In 2010, Mantle portrayed Tommy Cooper in the successful stage entertainment show Jus' Like That! A Night Out with Tommy Cooper, which appeared at the Edinburgh Festival. To train for the role, Mantle mastered many of Cooper's magic tricks, studying under Geoffrey Durham for several months. Mantle was thrilled to take on the role as Cooper is his ultimate comic hero, saying "It's such a big privilege playing Tommy – I genuinely love the man. He is one of the funniest comedians this country has ever produced. So this whole tour for me is just an immense thrill." Mantle considered the role highly challenging, given that he had to combine several aspects of skill, from the magic tricks to the joke-telling, the physical comedy, and emulating the distinctive voice.

Some people initially questioned the suitability of Mantle for the character, given that he was well known for playing a solemn doctor in Casualty, but he and the play were warmly received by critics. South Wales Echo called it a "compelling, funny and moving play" and said "Clive, best known for his role as Dr Mike Barratt in Casualty, has had to get used to wearing a fez and conjuring up some magic for his title role of Jus' Like That! A Night Out with Tommy Cooper."

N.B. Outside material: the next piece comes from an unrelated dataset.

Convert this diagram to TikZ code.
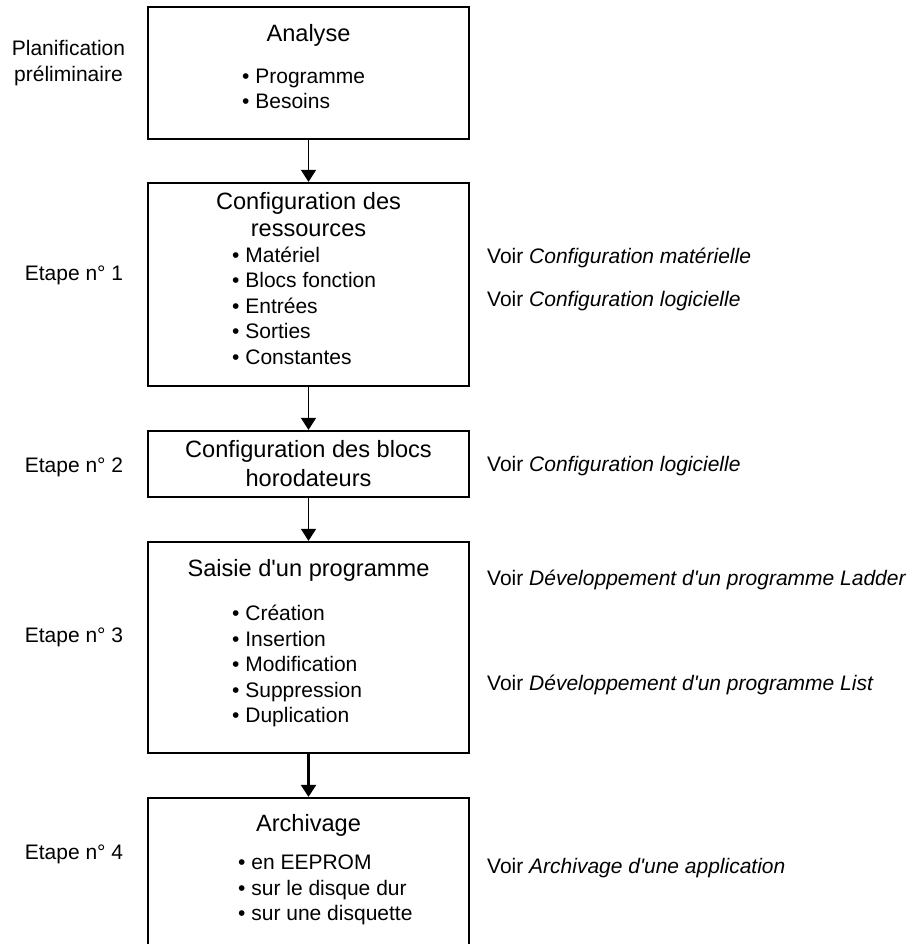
\documentclass[tikz,border=0pt]{standalone}
\usepackage{fontspec}
\newfontfamily\lsans{Liberation Sans}
\usetikzlibrary{arrows.meta}
\tikzset{
  stage/.style={draw, line width=2.2pt, minimum width=321pt, inner sep=0pt},
  flow/.style={line width=1.3pt, -{Triangle[width=15pt,length=12pt]}},
  flowbold/.style={line width=2.2pt, -{Triangle[width=15pt,length=12pt]}},
  ttl/.style={font=\lsans\fontsize{23.6}{28}\selectfont, inner sep=0pt, anchor=base},
  item/.style={font=\lsans\fontsize{21}{25}\selectfont, inner sep=0pt, anchor=base west},
  side/.style={font=\lsans\fontsize{21}{25}\selectfont, inner sep=0pt, anchor=base},
}
\begin{document}
\begin{tikzpicture}[x=1pt,y=-1pt]
\useasboundingbox (0,0) rectangle (923,944);
\clip (0,0) rectangle (923,944);

% stage boxes
\node[stage, minimum height=132pt] (s1) at (308.5,73) {};
\node[stage, minimum height=203pt] (s2) at (308.5,284.5) {};
\node[stage, minimum height=66pt]  (s3) at (308.5,464) {};
\node[stage, minimum height=211pt] (s4) at (308.5,647.5) {};
\node[stage, minimum height=170pt] (s5) at (308.5,883) {};

% connectors
\draw[flow] (s1.south) -- (s2.north);
\draw[flow] (s2.south) -- (s3.north);
\draw[flow] (s3.south) -- (s4.north);
\draw[flowbold] (s4.south) -- (s5.north);

% stage 0
\node[ttl] (t1) at (308.5,42) {Analyse};
\node[item] (i11) at (242,84) {• Programme};
\node[item] (i12) at (242,109) {• Besoins};
\node[side] (p1) at (68.5,56) {Planification};
\node[side] (p2) at (68.5,82) {préliminaire};

% stage 1
\node[ttl] (t2a) at (308.5,209) {Configuration des};
\node[ttl] (t2b) at (308.5,236) {ressources};
\node[item] (i21) at (232,262) {• Matériel};
\node[item] (i22) at (232,287) {• Blocs fonction};
\node[item] (i23) at (232,313) {• Entrées};
\node[item] (i24) at (232,338) {• Sorties};
\node[item] (i25) at (232,364) {• Constantes};
\node[side] (e1) at (74,280) {Etape n° 1};
\node[item] (v1) at (487,263) {Voir \textit{Configuration matérielle}};
\node[item] (v2) at (487,306) {Voir \textit{Configuration logicielle}};

% stage 2
\node[ttl] (t3a) at (308.5,457) {Configuration des blocs};
\node[ttl] (t3b) at (308.5,486) {horodateurs};
\node[side] (e2) at (74,472) {Etape n° 2};
\node[item] (v3) at (487,471) {Voir \textit{Configuration logicielle}};

% stage 3
\node[ttl] (t4) at (308.5,576) {Saisie d'un programme};
\node[item] (i41) at (232,620) {• Création};
\node[item] (i42) at (232,646) {• Insertion};
\node[item] (i43) at (232,671) {• Modification};
\node[item] (i44) at (232,697) {• Suppression};
\node[item] (i45) at (232,722) {• Duplication};
\node[side] (e3) at (74,642) {Etape n° 3};
\node[item] (v4) at (487,585) {Voir \textit{Développement d'un programme Ladder}};
\node[item] (v5) at (487,690) {Voir \textit{Développement d'un programme List}};

% stage 4
\node[ttl] (t5) at (308.5,831) {Archivage};
\node[item] (i51) at (238,869) {• en EEPROM};
\node[item] (i52) at (238,895) {• sur le disque dur};
\node[item] (i53) at (238,920) {• sur une disquette};
\node[side] (e4) at (74,859) {Etape n° 4};
\node[item] (v6) at (487,873) {Voir \textit{Archivage d'une application}};
\end{tikzpicture}
\end{document}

In 2011, he took a supporting role in the TV series White Van Man as Tony Curry, father of the central character, Ollie "Rogan" Josh Curry, played by Will Mellor. He also has an ongoing role in HBO's Game of Thrones as Lord Greatjon Umber, a close ally of Robb Stark, and has provided the voice to the audio editions of Andy McNab's Nick Stone thrillers. In 2012, Mantle appeared in the Sherlock episode "The Hounds of Baskerville" as Dr Frankland.

In 2013, Mantle performed in the black comedy The Ladykillers, playing the part of Major Courtney. He was forced to withdraw from the touring production in March 2013 after he was attacked at the Travelodge hotel in Newcastle. On the night of 23 March, he became involved in a brawl after asking a group of fellow guests to keep the noise down, during which part of his right ear was bitten off. He had to have emergency surgery at the Royal Victoria Infirmary hospital to have it sewn back on. A 32-year-old man from Hamilton, South Lanarkshire was charged over the incident and appeared before a magistrate in April 2013, and another man was released on bail in connection to the incident; a third man was released without charge. In June 2014, the two accused were found not guilty of all charges.

In 2014, Mantle supplied the voice of Gator in the eighteenth season of the British children's television series Thomas & Friends as well as its sixth CGI animated film Tale of the Brave. He voiced Gator in both British and American dubbed versions.